La cour de Rome, pour décorer sa faiblesse d’un crédit apparent, rechercha par toutes sortes de moyens l’honneur d’être l’arbitre entre les couronnes. Elle n’avait pu l’obtenir au traité des Pyrénées : elle parut l’avoir au moins à la paix d’Aix-la-Chapelle. Un nonce fut envoyé à ce congrès pour être un fantôme d’arbitre entre des fantômes de plénipotentiaires. Les Hollandais, déjà jaloux de la gloire, ne voulurent point partager celle de conclure ce qu’ils avaient commencé. Tout se traitait en effet à Saint-Germain, par le ministère de leur ambassadeur Van Beuning. Ce qui avait été accordé en secret par lui était envoyé à Aix-la-Chapelle, pour être signé avec appareil par les ministres assemblés au congrès. Qui eût dit trente ans auparavant qu’un bourgeois de Hollande obligerait la France et l’Espagne à recevoir sa médiation ?

Ce Van Beuning, échevin d’Amsterdam, avait la vivacité d’un Français et la fierté d’un Espagnol.

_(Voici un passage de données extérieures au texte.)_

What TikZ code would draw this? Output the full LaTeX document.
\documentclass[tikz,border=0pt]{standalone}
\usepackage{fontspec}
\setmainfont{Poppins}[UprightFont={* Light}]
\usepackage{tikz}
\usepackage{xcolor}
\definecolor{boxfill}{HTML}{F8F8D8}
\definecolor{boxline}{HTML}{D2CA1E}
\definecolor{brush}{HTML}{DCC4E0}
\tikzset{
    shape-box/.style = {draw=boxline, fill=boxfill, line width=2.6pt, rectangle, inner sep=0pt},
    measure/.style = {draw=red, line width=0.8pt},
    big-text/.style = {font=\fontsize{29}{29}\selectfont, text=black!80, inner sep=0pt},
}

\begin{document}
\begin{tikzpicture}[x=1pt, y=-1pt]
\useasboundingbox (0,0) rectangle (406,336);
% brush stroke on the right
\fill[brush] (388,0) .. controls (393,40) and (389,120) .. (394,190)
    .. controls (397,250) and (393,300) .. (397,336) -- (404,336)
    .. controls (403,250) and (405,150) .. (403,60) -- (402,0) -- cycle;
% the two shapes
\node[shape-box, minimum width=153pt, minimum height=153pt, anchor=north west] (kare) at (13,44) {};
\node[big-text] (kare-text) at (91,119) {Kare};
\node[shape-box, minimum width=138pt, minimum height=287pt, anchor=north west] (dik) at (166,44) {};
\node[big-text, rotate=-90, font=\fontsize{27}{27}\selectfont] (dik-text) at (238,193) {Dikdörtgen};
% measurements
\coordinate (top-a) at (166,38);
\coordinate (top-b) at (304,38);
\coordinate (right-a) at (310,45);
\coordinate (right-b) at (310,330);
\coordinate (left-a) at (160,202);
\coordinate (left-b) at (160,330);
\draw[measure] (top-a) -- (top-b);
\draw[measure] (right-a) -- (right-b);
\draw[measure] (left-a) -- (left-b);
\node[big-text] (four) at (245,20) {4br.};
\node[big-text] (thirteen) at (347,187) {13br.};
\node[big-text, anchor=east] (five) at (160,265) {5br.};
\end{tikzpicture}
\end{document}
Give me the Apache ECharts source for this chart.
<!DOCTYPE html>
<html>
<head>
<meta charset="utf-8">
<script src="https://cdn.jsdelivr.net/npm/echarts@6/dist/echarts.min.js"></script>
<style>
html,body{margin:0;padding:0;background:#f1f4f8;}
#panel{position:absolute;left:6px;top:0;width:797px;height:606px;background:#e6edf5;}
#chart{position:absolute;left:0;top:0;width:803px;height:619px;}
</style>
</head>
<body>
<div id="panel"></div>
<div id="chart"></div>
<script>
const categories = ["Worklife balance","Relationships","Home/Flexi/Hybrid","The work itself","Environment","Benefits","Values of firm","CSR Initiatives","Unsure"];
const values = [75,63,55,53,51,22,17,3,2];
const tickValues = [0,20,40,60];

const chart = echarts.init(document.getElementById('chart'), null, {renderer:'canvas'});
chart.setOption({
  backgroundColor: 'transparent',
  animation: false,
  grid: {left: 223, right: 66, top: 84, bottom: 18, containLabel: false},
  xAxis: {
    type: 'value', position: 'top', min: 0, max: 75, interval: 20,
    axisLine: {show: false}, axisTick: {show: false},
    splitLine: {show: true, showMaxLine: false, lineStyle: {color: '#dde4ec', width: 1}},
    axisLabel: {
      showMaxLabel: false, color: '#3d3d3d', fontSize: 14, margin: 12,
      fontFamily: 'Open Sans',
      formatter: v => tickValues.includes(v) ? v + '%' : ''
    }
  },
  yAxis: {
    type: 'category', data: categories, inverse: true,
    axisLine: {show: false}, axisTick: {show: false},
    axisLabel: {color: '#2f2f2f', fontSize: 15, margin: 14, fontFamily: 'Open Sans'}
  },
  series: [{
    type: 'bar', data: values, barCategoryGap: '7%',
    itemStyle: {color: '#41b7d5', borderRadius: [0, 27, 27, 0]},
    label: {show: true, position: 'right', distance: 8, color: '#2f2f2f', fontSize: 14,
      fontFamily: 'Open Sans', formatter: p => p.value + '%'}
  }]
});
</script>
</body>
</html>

Il se plaisait à choquer, dans toutes les occasions, la hauteur impérieuse du roi, et opposait une inflexibilité républicaine au ton de supériorité que les ministres de France commençaient à prendre. « Ne vous fiez-vous pas à la parole du roi ? » lui disait M. de Lyonne dans une conférence. « J’ignore ce que veut le roi, dit Van Beuning ; je considère ce qu’il peut. » Enfin, à la cour du plus superbe monarque du monde, un bourgmestre conclut avec autorité (2 mai 1668) une paix par laquelle le roi fut obligé de rendre la Franche-Comté. Les Hollandais eussent bien mieux aimé qu’il eût rendu la Flandre, et être délivrés d’un voisin si redoutable ; mais toutes les nations trouvèrent que le roi marquait assez de modération en se privant de la Franche-Comté. Cependant il gagnait davantage en retenant les villes de Flandre, et il s’ouvrait les portes de la Hollande, qu’il songeait à détruire dans le temps qu’il lui cédait.